Eggs often remain viable for months and can overwinter. Survival for more than 2 years has been demonstrated at a temperature of 2°C. Fierce heat and drying out kills the eggs. At a temperature of approximately 25° C (the optimum temperature) eggs develop in about three weeks. There is much variation in the rate at which eggs are released, which is an advantage to the parasite, since a particular habitat will remain infectious over longer periods. Under the influence of specific stimuli a 130 µm long larva (miracidium) emerges from the egg. This is covered with cilia and is immediately mobile in water. It can easily swim for hours. The larva has eye spots and is highly phototropic (it swims towards the light). This prevents the larva from wasting time and energy exploring the bottom of the pond, where the intermediate host (usually Lymnaea trunculata ) is not to be found. This is unlike F. gigantica where the miracidium actively swims away from light to find L. natalensis, which lives deeper down. If the larva does not find the correct snail within 24 hours its glycogen reserves are exhausted and the larva dies. If a miracidium arrives some 15 cm from a snail, there is pronounced chemotaxis and the larva swims directly to the host and penetrates it. The next development takes place within the snail. These snails can survive long periods of drought (via aestivation) and long-term cold (via hibernation). Inside the snail, the miracidium develops into a sporocyst and then into rediae, a stage named after the Italian physician Francesco Redi (1688). The rediae measure approximately 1-3 mm, are mobile and may cause significant damage in the snail (if the infection is severe the snail dies). After 4-7 weeks the first cercariae emerge from the rediae; they measure 250-350 µm and leave the snail. The cercariae swim around in the water, to encyst within 2 hours on particular plants. Each cercaria then changes into a metacercaria (plural metacercariae). Due to the amplification phase in the snail, a single egg can produce 4000 metacercariae. Metacercariae can survive for more than a year on pasture. They are destroyed by heat and drought (the effect of long hot summers).
Clinical aspects
Symptoms are present mainly during the migration period: fever, pain in the liver region, hepatomegaly, urticarial, eosinophilia. After this period symptoms are generally mild or absent. Sometimes there is cholangitis and obstructive jaundice. If raw goat’s or sheep’s liver is eaten, adult worms can sometimes attach to the throat, resulting in local irritation (halzoun).
Diagnosis
The diagnosis is made by detecting the eggs in faeces or duodenal aspirate (eggs appear approximately 12 weeks after infection). Repeated specimens are often necessary in view of the small number of eggs which are produced daily. If an individual has eaten infected sheep’s liver, he/she can have eggs in the faeces, although no real infection occurs (spurious infection). Ultrasound or CT scan of the liver may show a clustering of hypo reflective or hypo dense tunnels in the liver parenchyma (these are inflamed bile ducts). Sometimes it is possible to actually visualize the moving worms. Via laparoscopy, one can sometimes find slowly migrating worm tracts. The specificity of serology is lowered by cross-reactivity with other helminths.
Treatment
The therapy is problematical at present.
- Praziquantel is not sufficiently active.
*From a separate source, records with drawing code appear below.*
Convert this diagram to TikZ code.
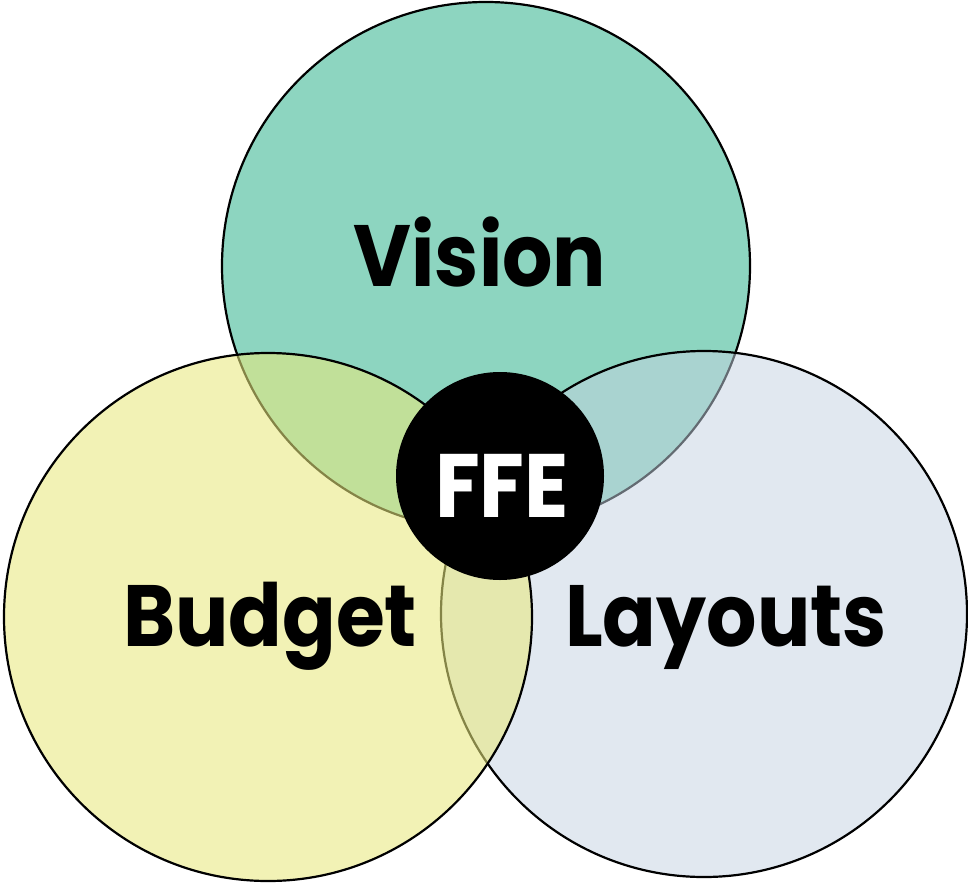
\documentclass[tikz,border=0pt]{standalone}
\usepackage{fontspec}
\setmainfont{Poppins}[FakeStretch=0.91]
\usepackage{tikz}
\definecolor{visionfill}{RGB}{141,213,192}
\definecolor{layoutsfill}{RGB}{196,210,225}
\definecolor{budgetfill}{RGB}{233,233,125}

\begin{document}
\begin{tikzpicture}[x=1pt,y=-1pt,
    venn/.style={draw=black,line width=2.2pt},
    word/.style={anchor=base,inner sep=0pt,font=\fontsize{87}{87}\selectfont\bfseries}]
            \useasboundingbox (0,0) rectangle (968,883);
            \draw[venn,fill=visionfill] (486,266) coordinate (vision) circle[radius=264pt];
            \draw[venn,fill=layoutsfill,fill opacity=0.51] (704,614) coordinate (layouts) circle[radius=263pt];
            \draw[venn,fill=budgetfill,fill opacity=0.57] (268,617) coordinate (budget) circle[radius=264pt];
            \fill[black] (500,476) coordinate (ffe) circle[radius=104pt];
            \node[word] (visiontext) at (480,286) {Vision};
            \node[word] (budgettext) at (270,646) {Budget};
            \node[word] (layoutstext) at (726,646) {Layouts};
            \node[word,white,font=\fontsize{90}{90}\selectfont\bfseries] (ffetext) at (502,517) {FFE};
          \end{tikzpicture}
\end{document}
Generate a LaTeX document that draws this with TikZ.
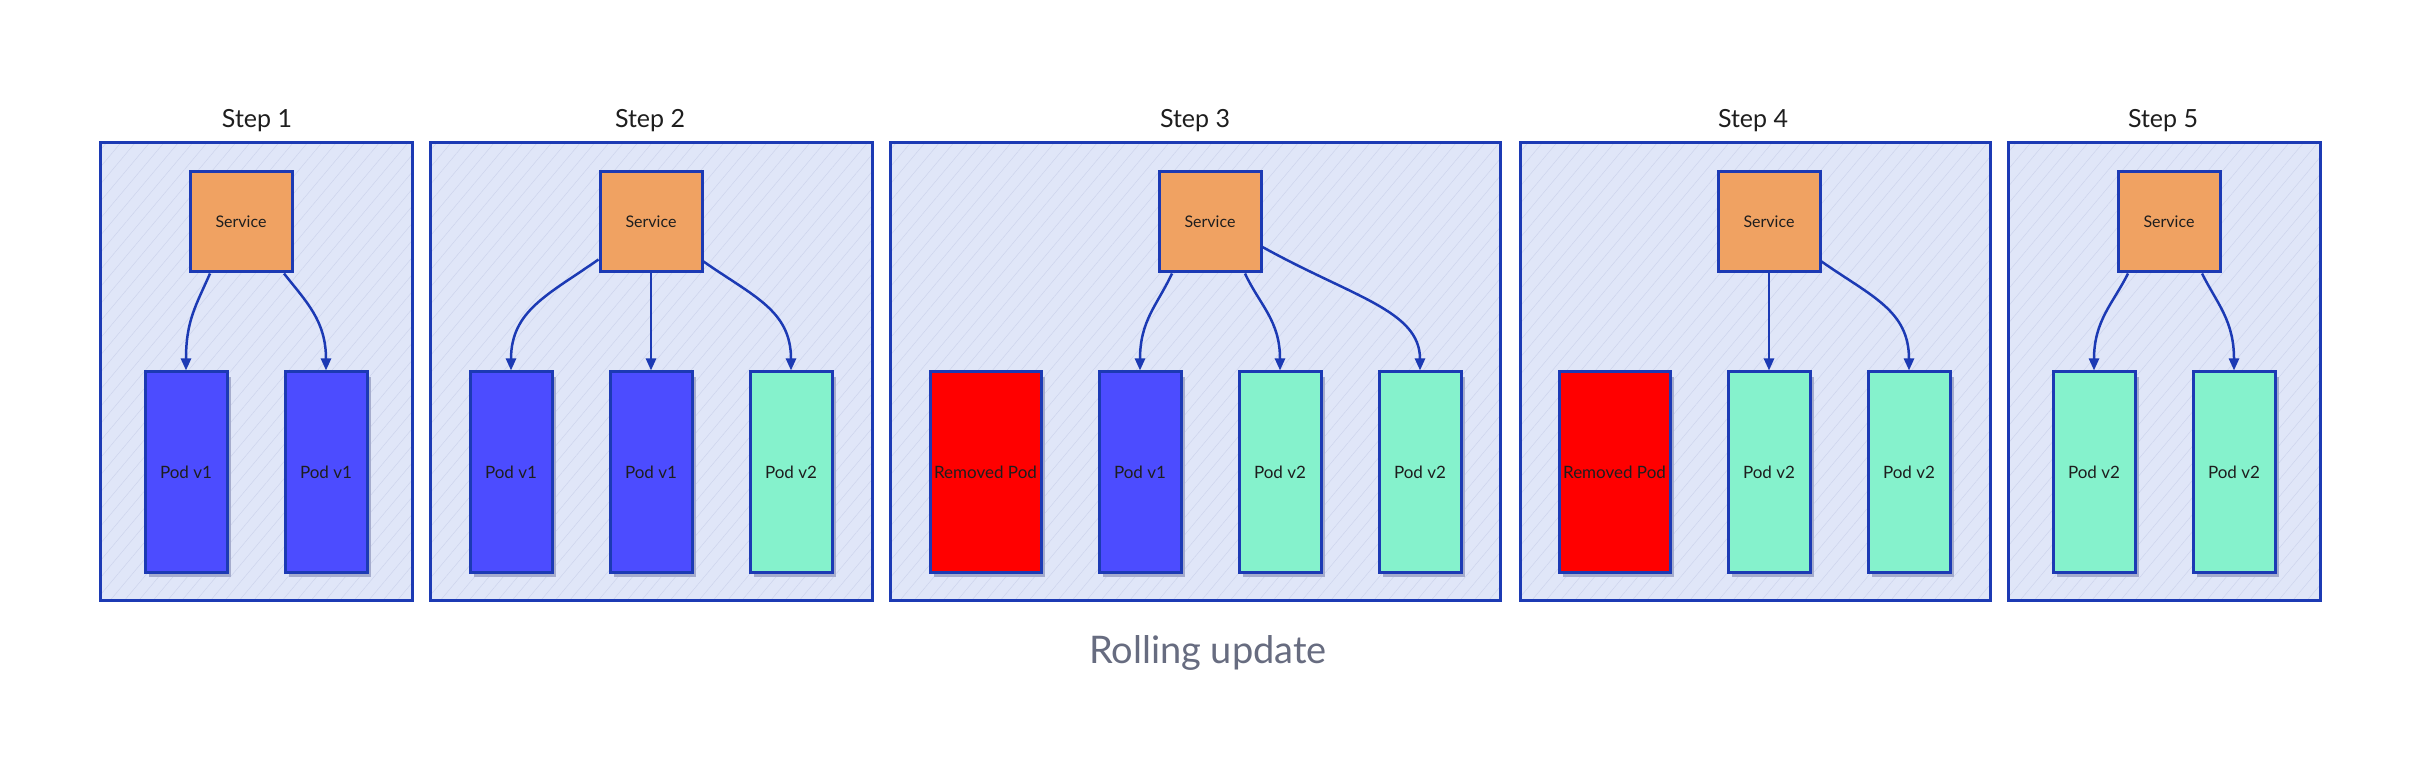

- Triclabendazole (Fasinex®, Egaten®) 10 mg/kg taken in one dose together with a fatty meal is becoming the treatment of choice. Triclabendazole-resistant F. hepatica strains are already known in cattle.
- Nitazoxanide is an alternative drug. The dose is 500 mg BD for 1 week.
- Artemisinine may become an alternative. Worm burden reductions of 99-100% were observed with a single dose of the drug.